For all of us that have found our loves later in life (as in late 20’s and upward), we all have had to accept that our partners and ourselves have a past filled with Ex’s. Whether it’s an Ex that we almost married, an Ex that was more of a fling, a list of Ex’s so long that it’s similar to a phone book, an Ex that caused more emotional damage than walking in on your parents doing it, or an Ex that parted ways because your relationship ran its course, our lives have been filled with experiences and people that have got us to where we are today and ready for the person we’ve ended up with.
With this in mind, our next step is to determine our comfort level with our partners current relationships with their former flames. I mean it would be a lot easier if everyone was that girl in the Gotye song and cut their Ex off completely. I am exceptionally good at this, and believe that in many cases this is exactly what you should do – delete number, delete facebook, and may as well go eternal sunshine on yourself and delete memories. However, for some reason or another Ex’s often come in and out of our own and our partners lives – whether we like it or not. In some instances, the former couple decided to remain friends (yikes), or the Ex is in the same group of friends, or their Ex happens to work with them, and unfortunately, all of these factors are out of our control. Ugh. What’s that all about? Things are always worse when you can’t control them. However, here is a list of things that I think could help with the Ex-Factor scenario:
- Set limits, boundaries, and make known what both sides are comfortable with. I mean let’s face it, as much as you may want to (really, really want to), you can’t tell your partner that they can’t be friends with someone because…that’s just controlling. However, what you can do is express what you are and are not comfortable with, ex: you’re not OK with them having topless drinks with their Ex (or anyone for that matter) or you’re not comfortable with them accidentally having sexytime with their Ex while pocket dialing you. You know, common sense things.

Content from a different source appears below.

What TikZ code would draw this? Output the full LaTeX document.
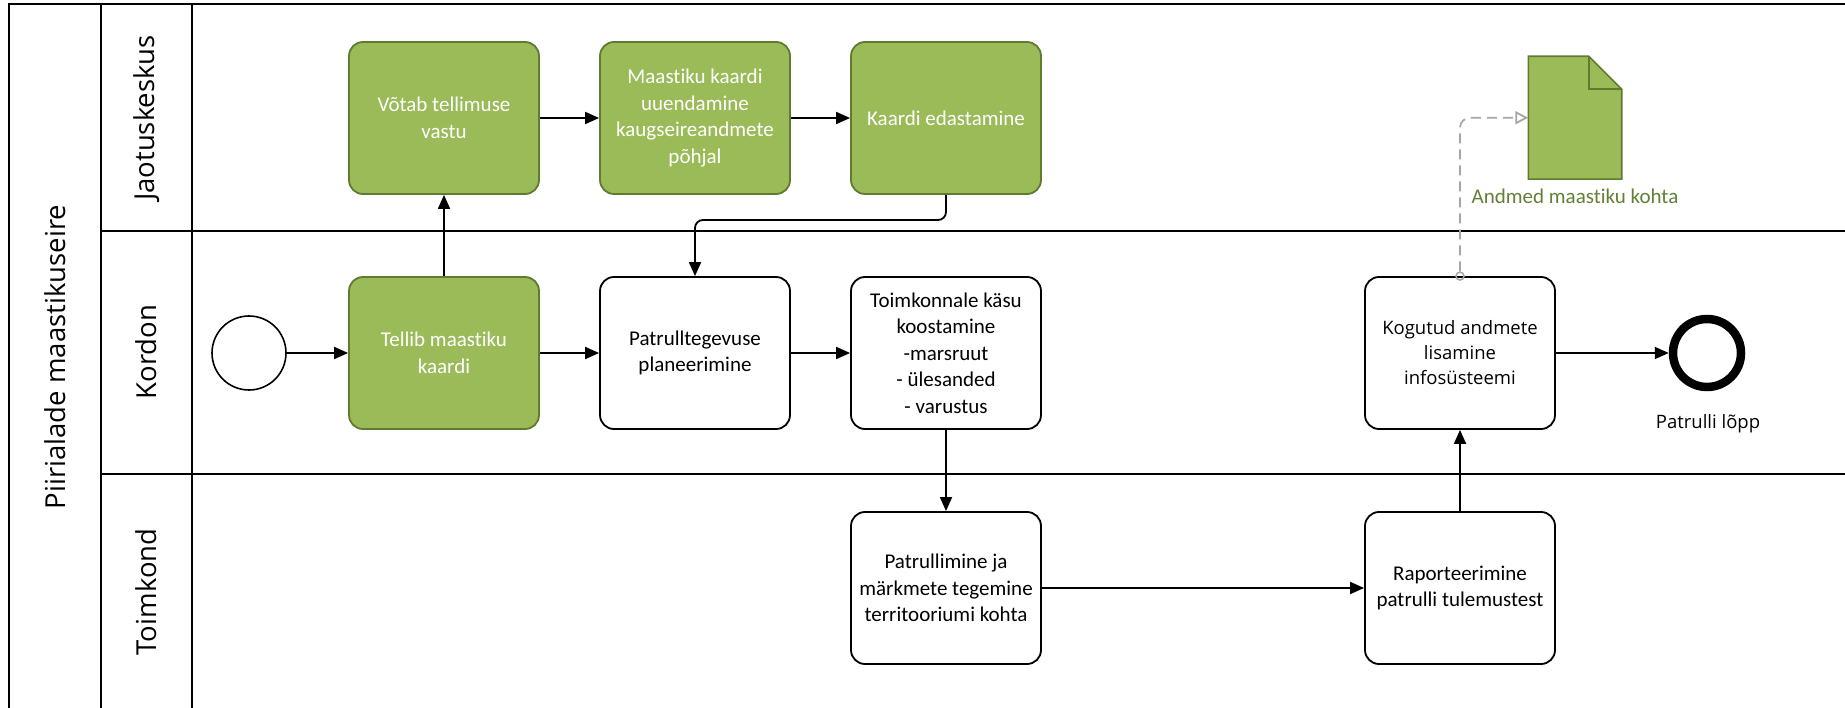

- Control your imagination. Picturing them having that ‘ah ha’ moment with the Ex and them falling madly in love again, leading your partner to completely forget about you is a totally unhealthy way to spend your day. Instead, focus your daydreams on more productive, realistic things like what you’re going to do with all that Lotto Max money when you win this Friday.
- Learn to trust. This, I’m sure is the most surprising of all. Trust in a relationship – who would have thought? I guess it’s a simple concept because technically LOVE should equal TRUST. So, when they tell you that you’re the one they want, and that they completely love you, perhaps, just a thought, you should believe it and trust that they mean it.
OK. I realize that all of the above is hard to digest and that it’s much easier to go into a jealous rampage and sabotage everything you’ve built together. However, there comes a point in a relationship when you have to believe that what they are saying is true, otherwise how could it ever work out? Plus, the odds of them sustaining that ‘friendship’ with their Ex forever is highly unlikely, so as long as you’re the one who’s in it for the long-haul everything should be A-OK!